Song by William Gaxton
- Released: 1934
- Songwriter: Cole Porter

= You'd Be So Easy to Love =

1934 song by Cole Porter

"(You'd Be So) Easy to Love" is a popular song written by Cole Porter for William Gaxton to sing in the 1934 Broadway show Anything Goes. However, Gaxton was unhappy about its wide vocal range and it was cut from the musical. Porter re-wrote it for the 1936 film Born to Dance, where it was introduced by Eleanor Powell, James Stewart, and Frances Langford under its alternate title, "Easy to Love". The song was later added to the 1987 and 2011 revivals of Anything Goes under the complete title "You’d Be So Easy to Love".

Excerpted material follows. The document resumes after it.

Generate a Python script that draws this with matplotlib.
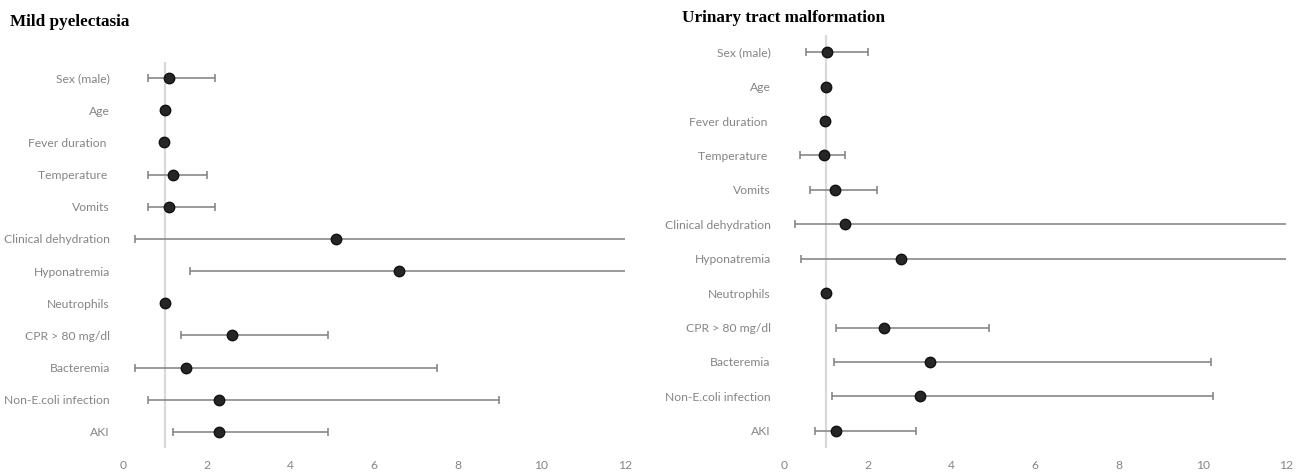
import matplotlib
matplotlib.use("Agg")
import matplotlib.pyplot as plt

# ── Data (odds ratio with 95% CI) ────────────────────────────────────────────
variables = ["Sex (male)", "Age", "Fever duration ", "Temperature ", "Vomits",
             "Clinical dehydration", "Hyponatremia", "Neutrophils",
             "CPR > 80 mg/dl", "Bacteremia", "Non-E.coli infection", "AKI"]

pyel_or    = [1.10, 1.00, 0.98, 1.19, 1.10, 5.10, 6.60, 1.00, 2.60, 1.50, 2.30, 2.30]
pyel_lower = [0.59, 0.97, 0.96, 0.59, 0.59, 0.29, 1.60, 0.98, 1.39, 0.29, 0.59, 1.20]
pyel_upper = [2.20, 1.03, 1.00, 2.00, 2.20, 14.0, 14.0, 1.02, 4.90, 7.50, 9.00, 4.90]

utm_or    = [1.02, 1.00, 0.98, 0.95, 1.22, 1.46, 2.80, 1.00, 2.40, 3.50, 3.25, 1.24]
utm_lower = [0.53, 0.95, 0.96, 0.38, 0.62, 0.26, 0.40, 0.98, 1.24, 1.20, 1.15, 0.74]
utm_upper = [2.02, 1.05, 1.00, 1.46, 2.23, 14.0, 14.0, 1.02, 4.90, 10.20, 10.25, 3.15]

xticks = [0, 2, 4, 6, 8, 10, 12]

GREY_TXT = "#858585"
GREY_BAR = "#7f7f7f"
GREY_REF = "#d9d9d9"
DOT      = "#262626"
LABEL_FONT = ["Lato", "DejaVu Sans"]
TITLE_FONT = ["Liberation Serif", "DejaVu Serif"]

fig = plt.figure(figsize=(13.02, 4.72), dpi=100)
fig.patch.set_facecolor("white")


def forest(ax, est, lo, hi):
    y = list(range(len(variables)))
    xerr = [[e - l for e, l in zip(est, lo)], [h - e for e, h in zip(est, hi)]]
    ax.axvline(1.0, color=GREY_REF, linewidth=1.6, zorder=1)
    ax.errorbar(est, y, xerr=xerr, fmt="o", color=GREY_BAR, ecolor=GREY_BAR,
                elinewidth=1.1, capsize=3, capthick=1.1,
                markersize=7.5, markerfacecolor=DOT, markeredgecolor="#111111",
                zorder=3)
    ax.set_xlim(0, 12)
    ax.set_ylim(len(variables) - 0.5, -0.5)
    ax.set_xticks(xticks)
    ax.set_xticklabels([str(t) for t in xticks], color=GREY_TXT, fontsize=8.7,
                       family=LABEL_FONT)
    ax.set_yticks(y)
    ax.set_yticklabels(variables, color=GREY_TXT, fontsize=8.7, family=LABEL_FONT)
    ax.tick_params(length=0, axis="y", pad=9.4)
    ax.tick_params(length=0, axis="x", pad=8.5)
    for s in ax.spines.values():
        s.set_visible(False)


ax1 = fig.add_axes([0.0945, 0.0508, 0.3855, 0.8178])
forest(ax1, pyel_or, pyel_lower, pyel_upper)
fig.text(10 / 1302, 1 - 22 / 472, "Mild pyelectasia", fontsize=12.3,
         fontweight="bold", family=TITLE_FONT, va="center", ha="left")

ax2 = fig.add_axes([0.602, 0.0508, 0.386, 0.875])
forest(ax2, utm_or, utm_lower, utm_upper)
fig.text(682 / 1302, 1 - 18 / 472, "Urinary tract malformation", fontsize=12.3,
         fontweight="bold", family=TITLE_FONT, va="center", ha="left")

plt.savefig("out.png", dpi=100)
plt.close()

Early hit versions were by Shep Fields, Frances Langford and Ray Noble.

==Other recordings==

- Shep Fields – recorded with his Rippling Rhythm Orchestra (1936)
- Billie Holiday – Quintessential Billie Holiday: Vol. II (1936) (recorded with Teddy Wilson and His Orchestra, October 21, 1936).
- Josephine Baker – C'est si facile de vous aimer (1937)
- Maxine Sullivan – recorded for Vocalion on October 22, 1937.
- Lee Wiley – recorded April 15, 1940, Hot House Rose (1996), Legendary Song Stylist (1999)
- Judy Garland – Life Begins for Andy Hardy (1941). Cut from final film. Released on the album Collector's Gems from MGM Films (1996).
- Bing Crosby – recorded December 24, 1947 and included in the album Bing Crosby Sings Cole Porter Songs (1949)
- Charlie Parker – Charlie Parker with Strings (Studio recordings of July 1950)
- Sammy Davis Jr. – Starring Sammy Davis Jr. (1955)
- Ella Fitzgerald – Ella Fitzgerald Sings the Cole Porter Songbook (1956)
- Johnny Mathis – Johnny Mathis (1957)
- Hank Mobley – Hank (with Donald Byrd playing the lead melody) (1957)
- Sonny Stitt – Personal Appearance (1957)
- Doris Day – Hooray for Hollywood (1958)
- Lem Winchester and Ramsey Lewis trio – A Tribute to Clifford Brown (1958)
- Shirley Bassey – The Fabulous Shirley Bassey (1959)
- Oscar Peterson – Oscar Peterson Plays the Cole Porter Songbook (1959)
- Linda Lawson – Introducing Linda Lawson (1960)
- Gene Ammons – Jug (1961)
- Frank Sinatra – Ring-A-Ding-Ding (1961)
- Al Hirt – Trumpet and Strings (1962)
- Bill Evans – Conception (Studio recording of April 1962, issue 1981, reissue 2014)
- Stan Kenton – Mellophonium Moods (1962)
- Cannonball Adderley – Nippon Soul (1963)
- Julie London – All Through the Night: Julie London Sings the Choicest of Cole Porter (1965)
- Johnny Hartman – Thank You for Everything (1998), rec. 1976
- Susannah McCorkle – Easy to Love: The Songs of Cole Porter (1996),
- Howard McGillin – Anything Goes 1987 revival cast recording (1987).
- Grover Mitchell – On Track with his New Blue Devils (1997)
- Harry Connick Jr. – Come by Me (1999)

==Film appearances==
- 1936 Born to Dance – sung by Marjorie Lane (played by Eleanor Powell) and James Stewart, Frances Langford and danced by her and Buddy Ebsen
- 1946 Night and Day – sung by chorus
- 1947 This Time for Keeps – sung by Johnnie Johnston
- 1950 Side Street – sung by Jean Hagen
- 1953 Easy to Love – sung by Tony Martin and played often throughout the picture.